Editorial n°1093

Sur le débat de la veille entre Debré et Mitterrand
Le spectacle, c'est vrai, est usé. Le cérémonial, trop connu. Les acteurs trop avertis des pièges du duel télévisé qui se nomme « A armes égales » pour garder quelque fraîcheur.
Ceux qui se plaignent de n'être point assez présents sur le petit écran devraient y penser : les comédiens, eux, changent de rôle. Mais les personnages de la scène politique, enfermés dans leur emploi, condamnés à se répéter, ne trouvent plus que des oreilles distraites. Un pouvoir habile offrirait aux chefs de l'opposition une tribune chaque soir. Reste que MM. Debré et Mitterrand méritaient, mardi, plus d'attention qu'ils n'en ont retenu.
Du premier, on disait autrefois, comme de Saint-Just : « Cet homme est dangereux, il croit tout ce qu'il dit. » Sa sincérité n'a pas fléchi. Il continue à parler de la France comme d'une héroïne de mélodrame, longue chevelure blonde, alternativement captive de soudards et délivrée par un preux chevalier.
En face de lui, précisément, se tenait l'un de ces soudards potentiels, et il le lui a crié, qu'il ne la lui donnerait pas, sa France. C'est bien assez qu'il soit obligé de laisser M. Giscard d'Estaing y porter la main.

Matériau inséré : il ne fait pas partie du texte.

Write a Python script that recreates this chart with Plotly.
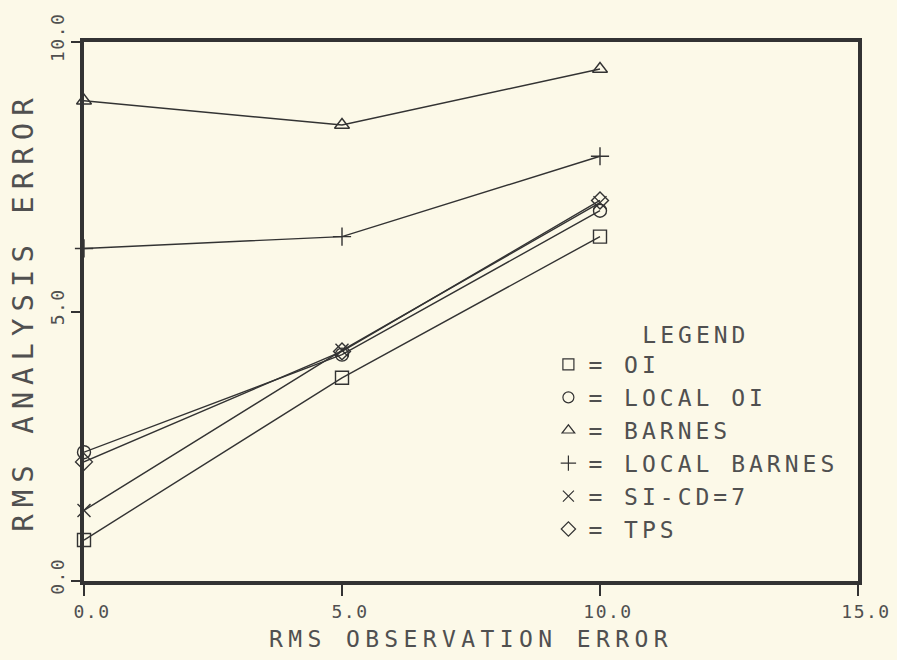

Mais quand il dit : « La France étant ce qu'elle est, c'est-à-dire profondément satisfaite de l'évolution des choses... » il parut soudain se parodier.
M. Mitterrand a parcouru, lui, le trajet inverse. A force de parler du socialisme, il a cherché ce qu'il mettait sous ce mot-là, il a trouvé, et maintenant il y croit.
Ce n'est pas le marxisme : « Nous ne reconnaissons aucun philosophe qui commanderait nos analyses. » Ce n'est pas le communisme : « Nous ne voulons pas, nous, d'un système communiste. » Ce pourrait être le « socialisme suédois » cher à J.-J. Servan-Schreiber, où, a dit M. Mitterrand, « les structures capitalistes n'ont pas été détruites, mais jugulées ; où le plus riche est le plus proche du plus pauvre ». Mais, comme il faut faire avec ce qu'on a, c'est-à-dire des Français pour citoyens, et un Parti communiste pour allié, le socialisme selon M. Mitterrand serait plutôt quelque chose comme le christianisme appliqué. Belle doctrine, en vérité. Tout le problème est de savoir s'il est vraiment plus facile de faire du christianisme avec des chrétiens que du socialisme sans être suédois.